Естественно, рыночная цивилизация всегда отдавала предпочтение обменной ценности, то есть тому, что можно обратить в валюту. Но несмотря на ту холодность, которую она привносила в общественные взаимоотношения, она хотя бы учитывала практическую ценность изделий, их пользу. Деньги пачкали кровью и калом всё, чего они касались, но их наличие позволяло выживать. Приобретение имущества служило извращённым утешением в муках безрадостного существования. И по мере того как исступлённая погоня за прибылью разрушает планету и жизнь на ней, деньги медленно, но верно устремляются в небытие. Их обесценивание – это уже не следствие случайного стечения обстоятельств, а симптом происходящего в данный момент саморазрушения.
Меркантилизм завладел продажными интеллектуалами. Они собираются уничтожить культуру, поскольку она бьёт по карману, не приносит пользы на рынке и может подстегнуть любознательность, всегда готовую разоблачить ложь власти. Мракобесие выгодно для коммерции.

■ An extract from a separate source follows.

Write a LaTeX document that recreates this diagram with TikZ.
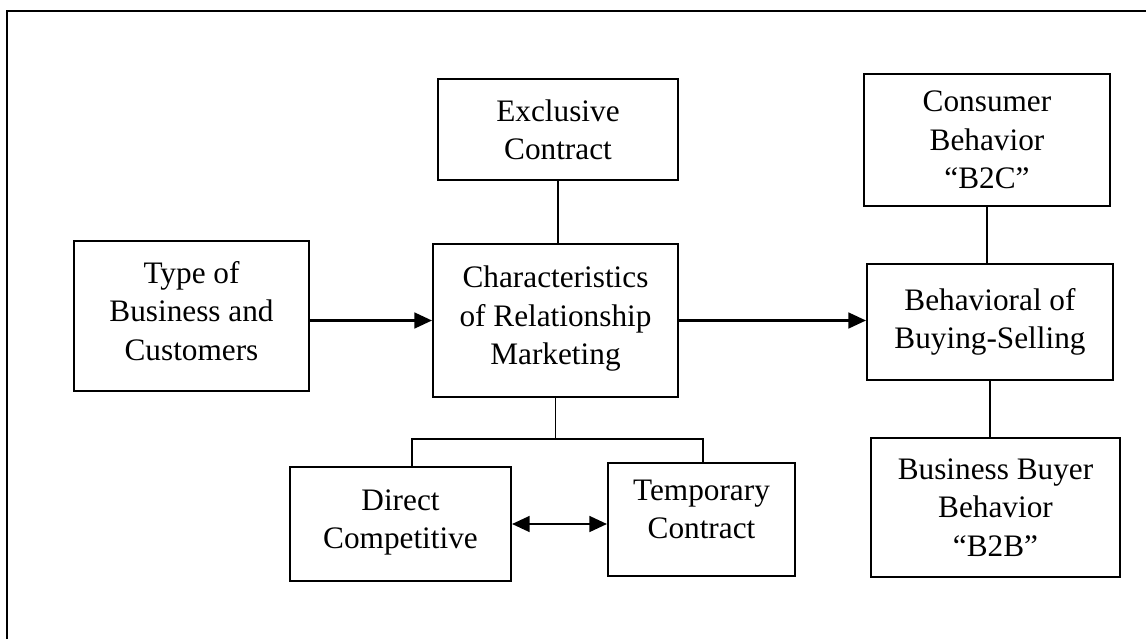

Но кто же противостоит популистскому обскурантизму, превознося культуру заурядности и опираясь на самые безнравственные предрассудки? Другие интеллектуалы, сторонники элитарной, платной культуры, культуры, предназначенной для богачей, культуры, у которой удалили нервы и которую мумифицировали в саркофаге спектакля.
Нас совершенно не интересуют эти пикрохоловы[3] войны, противопоставляющие культуре бескультурья рыночную культуру, где знание – лишь приманка для прибыли. И популизм, и элитарность в одинаковой мере распространяют невежество. А невежество всегда на руку тиранам.
Я хочу, чтобы знание во всём своём многообразии было доступно каждому. Выйти за рамки культуры значит сохранить её же как достояние общечеловеческого знания, сокрушив её как отдельную область, как идеологию и орудие власти.
Вернём же полную свободу этой страсти к знаниям, которая всегда столь сильна в детстве и которая такой бы и оставалась, если бы её не сбивали с пути и не развращали козни бытового хищничества! Начнём с бесплатного доступа к образованию, к обучению, к консерваториям и академиям, к чтению, к музеям и выставкам, к концертам, операм, публичным лекциям, семинарам учёных и исследователей! Пусть каждый беспрепятственно делится своими знаниями, и пусть радость познания подпитывает радость просвещения!
Начать всё с самого начала, так, чтобы наслаждение жизнью покончило с тоскливым выживанием – вот условие
Отход в популизм, культура небытия и оглупение масс
Эрозия доходности делает почву бесплодной. Лозунг «нет истины, все позволено»[5] тиражирует выгодный для предпринимательства нигилизм, поскольку хаос способствует всем видам хищения.
Увлёкшийся биржевыми играми капитализм рассчитывается за разрушенное прошлое, истребляя настоящее; он занимается выгодной распродажей мусора и скидывает на рынок мёртвые идеи, которые – какими бы испорченными они ни были – поспешно восстанавливаются и подстраиваются под современные пристрастия.
Государство и многонациональные корпорации пользуются затхлостью страха и эмоциональной чумой, чтобы вырядить в новые платья такие гнилые и тошнотворные идеологии, как патриотизм, коммунитаризм, трибализм, неолиберализм, неокоммунизм, неофашизм. Эти аферисты вынуждают граждан выбирать из двух зол: либо дорогостоящую защиту, либо отсутствие защиты, причём опасности второй альтернативы поручено демонстрировать наёмным убийцам.
Пролетариат осознавал необходимость борьбы против эксплуатации человека человеком. Плебеи же обладают лишь животным инстинктом выживания. Их ослеплённое восприятие подчиняется силе хищника и хитрости жертвы. Они замыкаются в себе, дрожа от мелочного страха и защитной злобы, которые заставляют видеть в присутствии другого, чужака, человека «извне», иного – еврея, араба, цыгана, гомосексуалиста или даже соседа по лестничной клетке – угрозу всеобщего уничтожения.